Ever actually get a USPS shipment that's tracked? I live in the Atlanta-metro area in Georgia. As in, I live in the Atlanta. My gift for someone I ordered online went to Atlanta, California, Atlanta, Texas, Atlanta, Delaware, Atlanta, Kansas, and finally Atlanta, Georgia. The worst part was that there was absolutely nothing wrong with the shipping address. Even the ending part of the Zip+4 was right. You can only imagine the ass-fuckery that Amazon's "Super Saver Shipping" suffers. I just sign up for Prime and get 2-day UPS. At least it arrives, get's left at the leasing office, and is at my door in our locked breezeway by the time I'm home from work.

Comment Re:Great (Score 1) 529

It seems that the logical conclusion of your argument is as follows:

They, being the rich or super-rich or whatever term describes "they", own everything. So no matter what you do to hurt them, they'll turn it around and make it cost the poor and middle-class even more. Hence, we probably live in a plutocracy, as a result of a plutonomy.

My personal extension of this conclusion is: If they hold all the cards, the only option we have left is to give 'em a black eye and take the cards back.

Comment Re:Not just meth (Score 1) 757

No, I had all sorts of exciting fun in high school chemistry. I recall mixing sugar and...something to make a big black carbon...excrement looking thing. We also got to investigate a "murder scene" and figure out who "killed" our teacher. We did all sorts of tests and even got to go tour a local crime lab. I credit my high school science department with making the number of careers I was considering and interested in unfortunately high.

It's just that in America, at least, unless you are an awesome chemist, you don't end up doing cool stuff like that. You end up bored int he corner of a lab doing the same thing over and over again. However, studying chemistry is fun, at least to me. So eventually, I want to go back and pick up a B.S. or what not in Chemistry.

However, teaching looks like a fun "retirement" job, since true retirement doesn't exist anymore. So I might go back to school to get a Masters in Education and try to be a science teacher, eventually.

Comment Re:The legitimate projection of force. (Score 1) 566

In the same vein, my home town had a well funded Computer Science department at a state university. There are two major employers who exploit my home town for cheap programming labor. (We're talking COBOL programmers, with a 2 year Associates, and 6 years of experience making only $40,000 USD, $50,000 USD tops.) They threatened to leave if the town didn't do something about the shortage of trained work. My town put together a 2 year certification at said university. By the time I finally got the motivation to get an education, military contractors and previously mentioned employers had driven enough money back into the department that it had several 4 year Bachelors of Science tracks.

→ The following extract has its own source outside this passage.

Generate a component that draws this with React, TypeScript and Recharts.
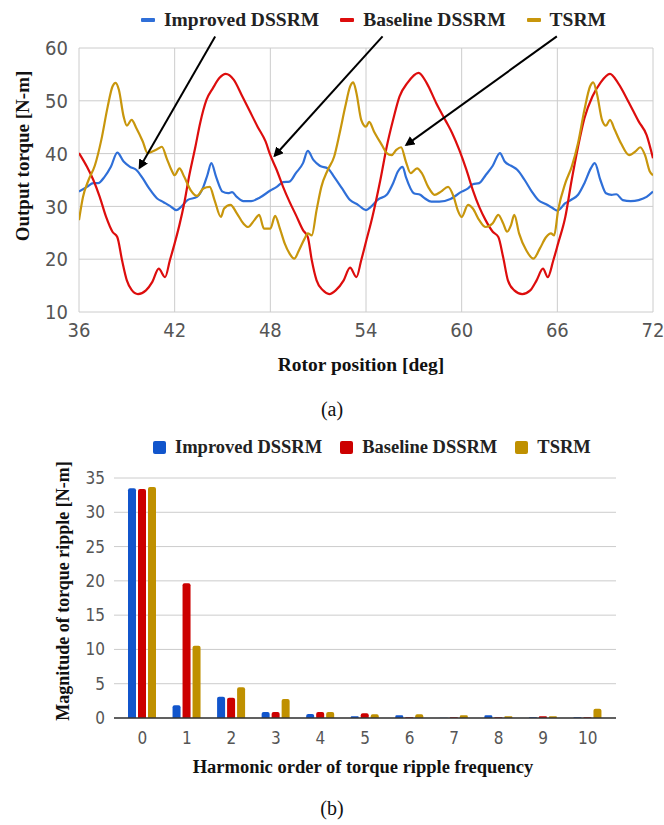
import React from 'react';
import {
  LineChart,
  Line,
  BarChart,
  Bar,
  XAxis,
  YAxis,
  CartesianGrid,
  Legend,
  Label,
  ReferenceLine,
} from 'recharts';

// (a) torque waveforms: rotor position [deg] / torque [N-m]
const improvedPos = [36, 36.5, 36.9, 37.2, 37.6, 38, 38.4, 38.8, 39.2, 39.6, 40, 40.4, 40.9, 41.3, 41.7, 42.1, 42.4, 42.8, 43.4, 43.8, 44.05, 44.3, 44.6, 45, 45.35, 45.6, 45.9, 46.3, 46.8, 47.3, 48, 48.4, 48.8, 49.2, 49.6, 50.05, 50.35, 50.7, 51.1, 51.6, 52, 52.5, 53, 53.5, 54, 54.3, 54.75, 55.3, 55.7, 56, 56.3, 56.5, 57, 57.4, 57.7, 58.1, 58.6, 59.3, 60, 60.4, 60.7, 61.1, 61.5, 61.95, 62.4, 62.7, 63.1, 63.5, 63.95, 64.4, 64.8, 65.3, 65.7, 66, 66.5, 66.9, 67.3, 67.7, 68.1, 68.35, 68.7, 69.05, 69.4, 69.7, 70.1, 70.6, 71.1, 71.6, 72];
const improvedTorque = [32.8, 33.7, 34.4, 34.4, 35.6, 37.5, 40.2, 38.5, 37.5, 36.9, 35.3, 33.4, 31.5, 30.8, 30.1, 29.3, 29.9, 31.2, 31.8, 33.7, 35.9, 38.2, 35.6, 32.8, 32.5, 32.7, 31.8, 31.0, 31.0, 31.6, 33.0, 33.7, 34.6, 34.7, 36.3, 38.2, 40.5, 38.8, 37.7, 37.2, 35.6, 33.4, 31.2, 30.3, 29.3, 29.9, 31.3, 32.2, 34.4, 36.6, 37.5, 35.6, 32.5, 32.2, 31.5, 30.9, 30.9, 31.4, 32.8, 33.4, 34.2, 34.4, 35.9, 37.7, 40.1, 38.5, 37.7, 36.9, 35.0, 32.8, 31.2, 30.4, 29.7, 29.2, 30.6, 31.3, 32.2, 34.4, 37.2, 38.2, 35.0, 32.5, 32.2, 32.3, 31.2, 31.0, 31.2, 31.8, 32.8];

const baselinePos = [36, 36.5, 36.9, 37.3, 37.7, 38.1, 38.4, 38.7, 39, 39.3, 39.7, 40.2, 40.6, 41, 41.4, 41.7, 42, 42.3, 42.6, 42.9, 43.3, 43.6, 44, 44.4, 44.8, 45.2, 45.7, 46.2, 46.7, 47.2, 47.7, 48, 48.4, 48.8, 49.2, 49.6, 50.05, 50.35, 50.6, 50.9, 51.3, 51.7, 52.1, 52.6, 53, 53.4, 53.7, 54, 54.4, 54.9, 55.3, 55.7, 56.1, 56.6, 57.3, 57.8, 58.4, 59, 59.4, 59.85, 60.3, 60.7, 61.1, 61.5, 61.95, 62.3, 62.6, 62.9, 63.3, 63.8, 64.3, 64.7, 65.1, 65.4, 65.75, 66.05, 66.5, 66.9, 67.3, 67.7, 68.2, 68.7, 69.3, 69.8, 70.5, 71.1, 71.6, 72];
const baselineTorque = [40.1, 37.5, 35.0, 31.8, 28.0, 25.2, 24.2, 19.8, 16.0, 14.2, 13.4, 14.1, 15.7, 18.2, 16.6, 19.8, 23.0, 26.5, 30.6, 35.6, 41.3, 45.8, 50.2, 52.4, 54.3, 55.1, 54.0, 51.1, 48.1, 45.1, 42.3, 39.7, 36.9, 33.7, 30.9, 28.4, 25.5, 24.2, 19.8, 16.0, 14.1, 13.4, 14.1, 16.0, 18.4, 16.6, 19.8, 23.3, 28.0, 35.0, 41.3, 46.4, 50.8, 53.4, 55.3, 53.4, 49.6, 46.2, 43.9, 40.7, 36.9, 33.1, 29.9, 27.4, 25.2, 24.2, 20.4, 16.0, 14.1, 13.4, 14.1, 16.0, 18.2, 16.6, 19.8, 23.0, 28.0, 35.0, 41.3, 46.7, 50.8, 53.4, 55.1, 53.4, 49.6, 46.1, 43.5, 39.1];

const tsrmPos = [36, 36.25, 36.6, 37, 37.4, 37.8, 38.1, 38.3, 38.5, 38.8, 39, 39.3, 39.6, 40, 40.3, 40.6, 41, 41.2, 41.5, 41.8, 42, 42.3, 42.6, 43, 43.4, 43.8, 44.2, 44.5, 44.9, 45.1, 45.5, 45.9, 46.3, 46.6, 47, 47.3, 47.6, 48, 48.3, 48.6, 48.9, 49.2, 49.5, 49.8, 50.15, 50.35, 50.6, 50.9, 51.2, 51.6, 52, 52.35, 52.7, 53, 53.2, 53.4, 53.7, 54, 54.2, 54.5, 55, 55.3, 55.6, 55.9, 56.2, 56.5, 56.8, 57.2, 57.5, 57.9, 58.3, 58.7, 59.15, 59.5, 59.75, 60, 60.4, 60.7, 61.1, 61.5, 61.95, 62.3, 62.6, 62.85, 63.1, 63.3, 63.6, 64.05, 64.5, 64.9, 65.3, 65.6, 65.8, 66.05, 66.5, 66.9, 67.3, 67.7, 68.05, 68.25, 68.5, 68.8, 69.05, 69.3, 69.6, 70, 70.5, 70.9, 71.2, 71.5, 71.8, 72];
const tsrmTorque = [27.4, 31.8, 35.0, 37.8, 42.6, 48.9, 52.7, 53.4, 52.1, 47.0, 45.3, 46.4, 44.8, 42.3, 40.1, 40.4, 41.0, 41.3, 39.1, 36.9, 35.9, 37.2, 35.6, 33.1, 32.0, 33.4, 33.7, 31.2, 28.0, 29.6, 30.3, 28.7, 26.8, 26.1, 27.4, 28.4, 25.8, 25.8, 28.2, 25.8, 23.0, 21.1, 20.1, 21.7, 23.9, 24.9, 24.5, 29.3, 33.7, 36.9, 39.4, 43.9, 48.9, 52.7, 53.5, 51.5, 46.4, 45.1, 46.0, 44.2, 41.6, 40.1, 39.7, 40.7, 41.2, 38.5, 36.3, 37.2, 36.3, 33.7, 32.2, 32.8, 33.7, 31.8, 29.3, 28.0, 30.3, 29.6, 27.4, 26.1, 26.8, 28.4, 26.8, 25.2, 26.5, 28.4, 24.9, 21.7, 20.1, 22.0, 24.2, 24.9, 24.5, 29.3, 34.4, 37.5, 42.0, 48.3, 52.7, 53.5, 51.1, 46.4, 45.3, 46.4, 44.5, 41.9, 39.7, 40.4, 41.2, 39.7, 36.6, 35.9];

const positionTicks = [36, 42, 48, 54, 60, 66, 72];
const torqueTicks = [10, 20, 30, 40, 50, 60];

// arrows pointing from the legend down to each curve: [fromX, fromY, toX, toY]
const arrows = [
  [44.54, 62.2, 39.8, 37.3],
  [55.04, 62.2, 48.27, 39.6],
  [65.97, 62.2, 56.53, 41.65],
];

// (b) torque ripple harmonics [N-m]
const harmonics = ['0', '1', '2', '3', '4', '5', '6', '7', '8', '9', '10'];
const improvedRipple = [33.5, 1.85, 3.1, 0.87, 0.58, 0.25, 0.4, 0.02, 0.4, 0.1, 0.1];
const baselineRipple = [33.4, 19.65, 2.95, 0.87, 0.87, 0.68, 0.1, 0.1, 0.1, 0.24, 0.1];
const tsrmRipple = [33.7, 10.55, 4.5, 2.76, 0.87, 0.53, 0.53, 0.39, 0.24, 0.24, 1.35];
const rippleTicks = [0, 5, 10, 15, 20, 25, 30, 35];

const seriesNames = ['Improved DSSRM', 'Baseline DSSRM', 'TSRM'];

const serif = '"Liberation Serif", "Times New Roman", serif';
const narrow = '"Liberation Sans Narrow", "Arial Narrow", "DejaVu Sans Condensed", "Liberation Sans", sans-serif';

const toPoints = (xs: number[], ys: number[]) => xs.map((x, i) => ({ x, y: ys[i] }));
const improvedData = toPoints(improvedPos, improvedTorque);
const baselineData = toPoints(baselinePos, baselineTorque);
const tsrmData = toPoints(tsrmPos, tsrmTorque);

const rippleData = harmonics.map((h, i) => ({
  h,
  improved: improvedRipple[i],
  baseline: baselineRipple[i],
  tsrm: tsrmRipple[i],
}));

const LegendRow = ({ payload, icon, fontSize, gap }: any) => {
  const items = [...(payload || [])].sort(
    (a: any, b: any) => seriesNames.indexOf(a.value) - seriesNames.indexOf(b.value)
  );
  return (
    <div
      style={{
        display: 'flex',
        alignItems: 'center',
        fontFamily: serif,
        fontWeight: 'bold',
        fontSize,
        color: '#222',
        whiteSpace: 'nowrap',
      }}
    >
      {items.map((entry: any, i: number) => (
        <div key={i} style={{ display: 'flex', alignItems: 'center', marginLeft: i ? gap : 0 }}>
          {icon === 'line' ? (
            <span style={{ width: 14, height: 4, background: entry.color, marginRight: 9, borderRadius: 1 }} />
          ) : (
            <span style={{ width: 13, height: 13, background: entry.color, marginRight: 9, borderRadius: 2 }} />
          )}
          <span>{entry.value}</span>
        </div>
      ))}
    </div>
  );
};

// rotated axis title placed inside the y-axis strip
const sideTitle = (text: string, dx: number, dy: number, fontSize: number) => (props: any) => {
  const vb = props.viewBox || {};
  const x = (vb.x || 0) + dx;
  const y = (vb.y || 0) + (vb.height || 0) / 2 + dy;
  return (
    <text
      x={x}
      y={y}
      transform={`rotate(-90 ${x} ${y})`}
      textAnchor="middle"
      dominantBaseline="central"
      fontFamily={serif}
      fontWeight="bold"
      fontSize={fontSize}
      fill="#111"
    >
      {text}
    </text>
  );
};

const arrowShape = (props: any) => (
  <line
    x1={props.x1}
    y1={props.y1}
    x2={props.x2}
    y2={props.y2}
    stroke="#000"
    strokeWidth={2}
    markerEnd="url(#arrowHead)"
  />
);

const titleStyle = { fill: '#111', fontFamily: serif, fontWeight: 'bold' as const };

export default function App() {
  return (
    <div style={{ position: 'absolute', left: 0, top: 0, width: 664, height: 825, background: '#fff' }}>
      <svg width={0} height={0} style={{ position: 'absolute' }}>
        <defs>
          <marker id="arrowHead" viewBox="0 0 10 10" refX={8} refY={5} markerWidth={5} markerHeight={5} orient="auto">
            <path d="M0,0 L10,5 L0,10 z" fill="#000" />
          </marker>
        </defs>
      </svg>

      <div style={{ position: 'absolute', left: 0, top: 0 }}>
        <LineChart width={664} height={395} margin={{ top: 48, right: 11, bottom: 53, left: 0 }}>
          <CartesianGrid stroke="#cccccc" />
          <XAxis
            type="number"
            dataKey="x"
            domain={[36, 72]}
            ticks={positionTicks}
            axisLine={false}
            tickLine={false}
            tickMargin={5}
            height={30}
            tick={{ fontSize: 20, fill: '#555', fontFamily: narrow }}
            allowDataOverflow
          >
            <Label value="Rotor position [deg]" position="bottom" offset={15} dx={-5} style={{ ...titleStyle, fontSize: 19.5 }} />
          </XAxis>
          <YAxis
            type="number"
            domain={[10, 60]}
            ticks={torqueTicks}
            axisLine={false}
            tickLine={false}
            tickMargin={5}
            width={79}
            tick={{ fontSize: 20, fill: '#555', fontFamily: narrow }}
          >
            <Label content={sideTitle('Output torque [N-m]', 22, -24, 19)} />
          </YAxis>
          <Legend
            verticalAlign="middle"
            wrapperStyle={{ top: 9, left: 141, width: 'auto' }}
            content={(p: any) => <LegendRow payload={p.payload} icon="line" fontSize={19.5} gap={21} />}
          />
          <Line data={improvedData} dataKey="y" name="Improved DSSRM" type="monotone" stroke="#2f6fd8" strokeWidth={2.2} dot={false} isAnimationActive={false} />
          <Line data={baselineData} dataKey="y" name="Baseline DSSRM" type="monotone" stroke="#dd0d0d" strokeWidth={2.2} dot={false} isAnimationActive={false} />
          <Line data={tsrmData} dataKey="y" name="TSRM" type="monotone" stroke="#c8960c" strokeWidth={2.2} dot={false} isAnimationActive={false} />
          {arrows.map((a, i) => (
            <ReferenceLine
              key={i}
              segment={[{ x: a[0], y: a[1] }, { x: a[2], y: a[3] }]}
              ifOverflow="visible"
              shape={arrowShape}
            />
          ))}
        </LineChart>
      </div>

      <div style={{ position: 'absolute', left: 0, top: 398, width: 664, textAlign: 'center', fontFamily: serif, fontSize: 20, color: '#111' }}>
        (a)
      </div>

      <div style={{ position: 'absolute', left: 0, top: 420 }}>
        <BarChart
          width={664}
          height={405}
          data={rippleData}
          margin={{ top: 58, right: 48, bottom: 67, left: 0 }}
          barSize={8}
          barGap={2}
        >
          <CartesianGrid stroke="#cccccc" vertical={false} />
          <XAxis
            dataKey="h"
            axisLine={{ stroke: '#333', strokeWidth: 1.5 }}
            tickLine={false}
            tickMargin={8}
            height={40}
            padding={{ left: 6, right: 6 }}
            tick={{ fontSize: 17, fill: '#555', fontFamily: narrow }}
          >
            <Label value="Harmonic order of torque ripple frequency" position="bottom" offset={2} dx={-2} style={{ ...titleStyle, fontSize: 18.5 }} />
          </XAxis>
          <YAxis
            domain={[0, 35]}
            ticks={rippleTicks}
            axisLine={false}
            tickLine={false}
            tickMargin={3}
            width={114}
            tick={{ fontSize: 17, fill: '#555', fontFamily: narrow }}
          >
            <Label content={sideTitle('Magnitude of torque ripple [N-m]', 63, -7, 18)} />
          </YAxis>
          <Legend
            verticalAlign="middle"
            wrapperStyle={{ top: 17, left: 153, width: 'auto' }}
            content={(p: any) => <LegendRow payload={p.payload} icon="square" fontSize={18.5} gap={18} />}
          />
          <Bar dataKey="improved" name="Improved DSSRM" fill="#1155cc" radius={[2, 2, 0, 0]} isAnimationActive={false} />
          <Bar dataKey="baseline" name="Baseline DSSRM" fill="#cc0000" radius={[2, 2, 0, 0]} isAnimationActive={false} />
          <Bar dataKey="tsrm" name="TSRM" fill="#bf9000" radius={[2, 2, 0, 0]} isAnimationActive={false} />
        </BarChart>
      </div>

      <div style={{ position: 'absolute', left: 0, top: 797, width: 664, textAlign: 'center', fontFamily: serif, fontSize: 20, color: '#111' }}>
        (b)
      </div>
    </div>
  );
}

I got my degree and my loan burden was just at $35,000 USD. The only reason it was that large was that I passed up a decent paying part-time retail job to take on Tutoring in the Computer Science lab and doing undergraduate research for pennies. However, having the tutoring job, research, and ACM presenter awards on my resume definitely landed me several job offers before my graduation in December of 2009.

Since January of 2010, I've actually changed employers once and ended up at about $75,000 USD a year. If I hadn't been a complete idiot and bought a new car (as opposed to a used one under $10,000), I would be paying my loans down at twice the rate of my standard 10 year repayment.

My point is, it isn't that bad. It just like the GP said, people are allowing themselves to be fooled into this false idea that this is how the world works. Probably the best bet is people should take 2-3 years off after High School. That's what I did. (Actually, I dropped out my Senior year due to complications of being openly gay and attending a rural school, but that's another post entirely.)